I've been devouring Ferrara's filmography in the past month, and have seen eight of his now (China Girl, King of New York, Bad Lieutenant, The Addiction, The Funeral, The Blackout, New Rose Hotel and this). And 'R Xmas is my favorite, so far. I think one simply has to jibe with the film's sparse, poetic, almost impressionistic (yet still ultra-realistic) style to appreciate it. The thing is really just gorgeous aesthetically, chock-full of those dreamy slow dissolves Ferrara loves -- except, whereas they made up a relatively small portion of earlier works, here they're practically the main transitional device between shots. Ferrara had been working at this kind of visual poetry all throughout the 90's and here he finally achieves it, but it's lambasted to bits by people because the film forgoes the melodrama and violence usually found in drug/gangster flicks (like, for example, Ferrara's earlier King of New York, an excellent but much more sensationalized portrait of inner city drug-war violence).

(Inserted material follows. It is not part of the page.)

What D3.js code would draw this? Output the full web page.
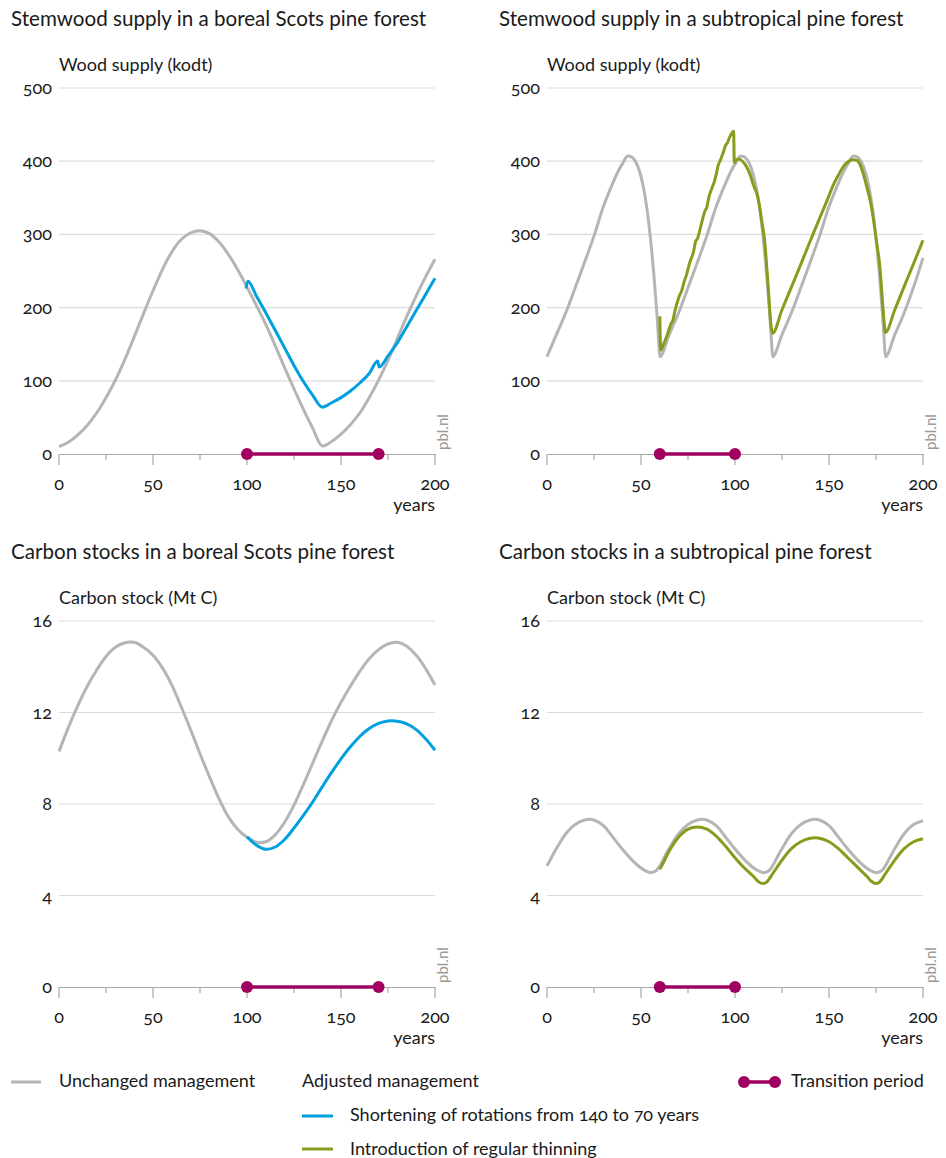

I couldn't disagree more with the popular opinion on this heavily underrated, overlooked film. This is the work of a master; someone who knows cinema like the back of his hand, someone who knows that "story" is irrelevant and "feeling" is everything. I wasn't bored for a second, always at the very least enthralled by the way Ferrara unfolded such a simple, lifelike tale with appropriately minimalist, graceful aesthetic flourishes. In a way, it's akin to later Altman works like The Company, where very little "happens" and instead of traditional "plot" we have a kind of fly on the wall slice of life; yet there's a richness of tone, of pure filmic beauty, of subtext, etc. that invariably goes over many viewers' heads because they're just sitting there looking for the money shot, the payoff, the grand drama that never comes. So the average movie buff and the strictly old-school Ferrara fan will prefer something like Bad Lieutenant where everything is more instantly accessible, more in tune with the classical mode of storytelling found in American film.... but I personally am much more interested in the kind of poetic, elliptical cinema on display in 'R Xmas. A truly great film.
(It's also, as one reviewer noted, the rare film concerned with the drug trade that reminds of The Wire, in its hyper-realism and restrained, subtle qualities, but doesn't suffer the comparison as so many films do).